Now, I hasten to add that's not argument I subscribe to. I think one can argue more persuasively that the use of U.S. military force would be, if anything, a stimulant to those in Tehran who see the need for a deterrent to protect themselves against a possible U.S. attack. But Iran is the big issue that is hanging out there as far as precedents are concerned with regard to what we do in Syria.
You know, Iran's a big issue. Also, I think a lot of Americans are remembering our recent experience in Iraq. Do you see parallels or potential parallels, Robert, with the situation in Syria and the experience United States has had with Iraq?
Yes. Of course, the circumstances will be entirely different in that Iraq was ours to sort out. We had U.S. boots on the ground there obviously in a major way, and that no one contemplates seeing that in Syria. But with regard to the political evolution that we can foresee post-Assad regime, I think there are some very clear parallels between what's happening now in Syria and what has happened in the past and, in fact, is still ongoing inside Iraq.

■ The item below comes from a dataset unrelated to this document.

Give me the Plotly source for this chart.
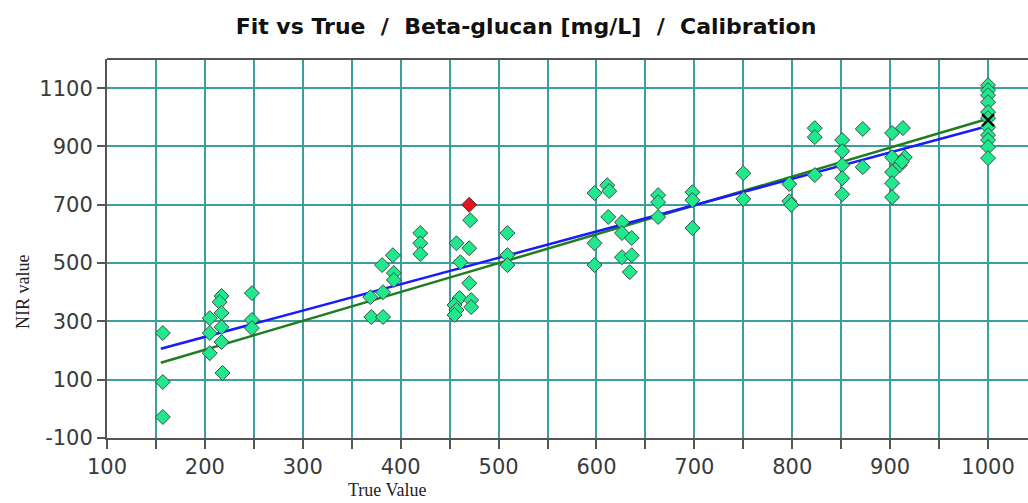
import plotly.graph_objects as go

# Calibration samples (green diamonds)
true_vals = [157, 157, 157,
             205, 205, 205, 217, 215, 217, 217, 217, 218, 248, 248, 248,
             369, 370, 382, 381, 392, 393, 393, 382, 420, 420, 420,
             471, 457, 470, 461, 470, 460, 472, 455, 472, 457, 455, 509, 509, 509,
             598, 611, 613, 612, 626, 626, 636, 598, 598, 626, 636, 634,
             663, 663, 663, 698, 698, 698, 750, 750,
             797, 797, 799, 823, 823, 823,
             851, 851, 851, 851, 851, 872, 872,
             902, 913, 902, 915, 910, 902, 902, 902, 912,
             1000, 1000, 1000, 1000, 1000, 1000, 1000, 1000, 1000, 1000, 1000]
nir_vals = [260, 92, -28,
            311, 260, 191, 387, 366, 329, 280, 229, 123, 397, 305, 277,
            383, 315, 315, 493, 527, 466, 442, 400, 603, 568, 531,
            647, 568, 551, 503, 431, 380, 373, 356, 349, 339, 322, 603, 527, 493,
            740, 767, 747, 658, 640, 603, 586, 568, 493, 520, 527, 469,
            733, 709, 658, 743, 716, 620, 808, 720,
            771, 712, 700, 963, 932, 802,
            922, 884, 836, 791, 736, 960, 829,
            946, 963, 863, 863, 836, 812, 774, 726, 848,
            1110, 1093, 1076, 1052, 1018, 997, 966, 939, 922, 898, 860]

# Outlier (red diamond)
outlier_true = [470]
outlier_nir = [700]

# Marked samples (black crosses)
mark_true = [1000]
mark_nir = [990]

# Regression line (blue) and target line (green)
line_x = [155, 1000]
fit_y = [206, 970]
target_y = [158, 995]

x_ticks = [100, 200, 300, 400, 500, 600, 700, 800, 900, 1000]
y_ticks = [-100, 100, 300, 500, 700, 900, 1100]

grid_col = "#3c9e9e"
axis_col = "#555555"
txt_col = "#3a3a3a"
sans = "DejaVu Sans, Arial, sans-serif"
serif = "Times New Roman, Liberation Serif, serif"

fig = go.Figure()
fig.add_trace(go.Scatter(x=line_x, y=target_y, mode="lines",
                         line=dict(color="#1e7d1e", width=2.5), showlegend=False))
fig.add_trace(go.Scatter(x=line_x, y=fit_y, mode="lines",
                         line=dict(color="#1a1aff", width=2.5), showlegend=False))
fig.add_trace(go.Scatter(x=true_vals, y=nir_vals, mode="markers",
                         marker=dict(symbol="diamond", size=11.5, color="#20e88c",
                                     line=dict(color="#3c4f46", width=1)),
                         showlegend=False))
fig.add_trace(go.Scatter(x=outlier_true, y=outlier_nir, mode="markers",
                         marker=dict(symbol="diamond", size=11.5, color="#e3141a",
                                     line=dict(color="#4a3030", width=1)),
                         showlegend=False))
fig.add_trace(go.Scatter(x=mark_true, y=mark_nir, mode="markers",
                         marker=dict(symbol="x-thin", size=12,
                                     line=dict(color="#111111", width=2.5)),
                         showlegend=False))

fig.update_layout(
    width=1028, height=503,
    margin=dict(l=107, r=0, t=59, b=65),
    paper_bgcolor="white", plot_bgcolor="white",
    title=dict(text="Fit vs True\u00a0\u00a0/\u00a0\u00a0Beta-glucan [mg/L]\u00a0\u00a0/\u00a0\u00a0Calibration",
               x=526 / 1028, xanchor="center", y=1 - 26 / 503, yanchor="middle",
               font=dict(family=sans, size=22, color="#111111", weight="bold")),
    font=dict(family=sans, color=txt_col),
)

fig.update_xaxes(
    range=[100, 1040.8], tickvals=x_ticks, ticktext=[str(v) for v in x_ticks],
    showgrid=True, gridcolor=grid_col, gridwidth=2,
    ticks="outside", ticklen=9, tickwidth=2, tickcolor=axis_col,
    minor=dict(dtick=50, tick0=100, showgrid=True, gridcolor=grid_col, gridwidth=2,
               ticks="outside", ticklen=9, tickwidth=2, tickcolor=axis_col),
    showline=True, linecolor=axis_col, linewidth=2, zeroline=False,
    tickfont=dict(family=sans, size=21, color=txt_col),
)
fig.update_yaxes(
    range=[-100, 1200], tickvals=y_ticks, ticktext=[str(v) for v in y_ticks],
    showgrid=True, gridcolor=grid_col, gridwidth=2,
    ticks="outside", ticklen=8, tickwidth=2, tickcolor=axis_col,
    showline=True, linecolor=axis_col, linewidth=2, zeroline=False,
    tickfont=dict(family=sans, size=21, color=txt_col),
)

# top frame line
fig.add_shape(type="line", xref="paper", yref="paper", x0=0, x1=1, y0=1, y1=1,
              line=dict(color=axis_col, width=2))

fig.add_annotation(text="True Value", xref="paper", yref="paper",
                   x=(387 - 107) / 921, y=-(490 - 438) / 379, xanchor="center", yanchor="middle",
                   showarrow=False, font=dict(family=serif, size=18, color="#222222"))
fig.add_annotation(text="NIR value", xref="paper", yref="paper",
                   x=-(107 - 23) / 921, y=(438 - 292) / 379, xanchor="center", yanchor="middle",
                   textangle=-90, showarrow=False,
                   font=dict(family=serif, size=18, color="#222222"))

fig.write_html("out.html")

And there is going to be a struggle among groups, the more Islamist-cast and others whose vision of the political future of Syria is far more secular to win the hearts and minds and to demonstrate to the Syrians that they are capable of governing that country. And that's the process that I think we need to be in a position to influence, albeit on the margins in the future.
You know, we have a -- just -- we'll close with an email we've just gotten from a listener, who writes, "I am listening to this debate, and I am torn as to what we as a country should do, as many people are. Certainly a complicated issue." My thanks to the guests who have joined us this hour.
Paul Pillar and Robert Grenier here with me in the studio, Mark Mazzetti from The New York Times, joining us from North Carolina, and Nour Malas, reporter with The Wall Street Journal. She's joining us from Istanbul. Thank you all for being with us this hour. I'm Susan Page of USA Today, sitting in for Diane Rehm. Thanks for listening.